Lieutenant Anthony Daly, 23, Trooper Simon Tipper, 19, and Lance Corporal Jeffrey Young, 19, were killed outright and squadron quartermaster Corporal Roy Bright, 36, the standard bearer, died from his injuries four days later.

Daly and Tipper had each been married for less than a month when they died.

Seven horses were killed but another, Sefton, became a national icon and symbol of hope after recovering from 34 injuries and an eight-hour operation.

The black gelding was given a 50/50 chance of survival, but recovered sufficiently to return to military service for a further two years and lived until 1993. His rider, Michael Pedersen, who was injured, also became a national hero but tragically took his own life and those of his two young children in 2012.

About two hours after the first blast, a second device exploded under a bandstand in Regent's Park, killing seven bandsmen from the Royal Green Jackets, who were playing at the time.

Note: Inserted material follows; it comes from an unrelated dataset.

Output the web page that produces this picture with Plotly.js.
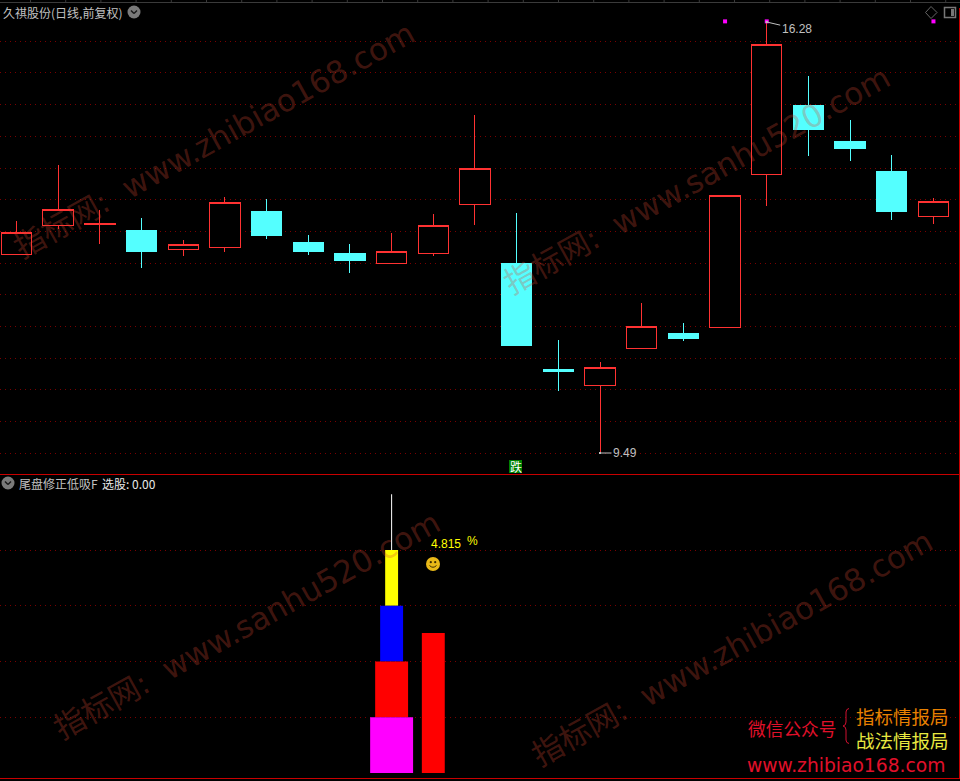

The bomb was thought to have been placed under the stand weeks in advance, with a timer set to the date and time of the advertised concert.

More than 50 people were injured in the two attacks and pictures of the horses' corpses lying among the debris became one of the enduring images of the Troubles.

The attacks came just over a year after IRA hunger striker Bobby Sands died in the Maze Prison.

In 1987, Gilbert "Danny" McNamee, an electronics engineer from Northern Ireland, was jailed for 25 years after being found guilty of building the radio-controlled bomb used in the Hyde Park attack.

He was released from prison in 1998 under the terms of the Good Friday Agreement, and later that year the Court of Appeal overturned his conviction.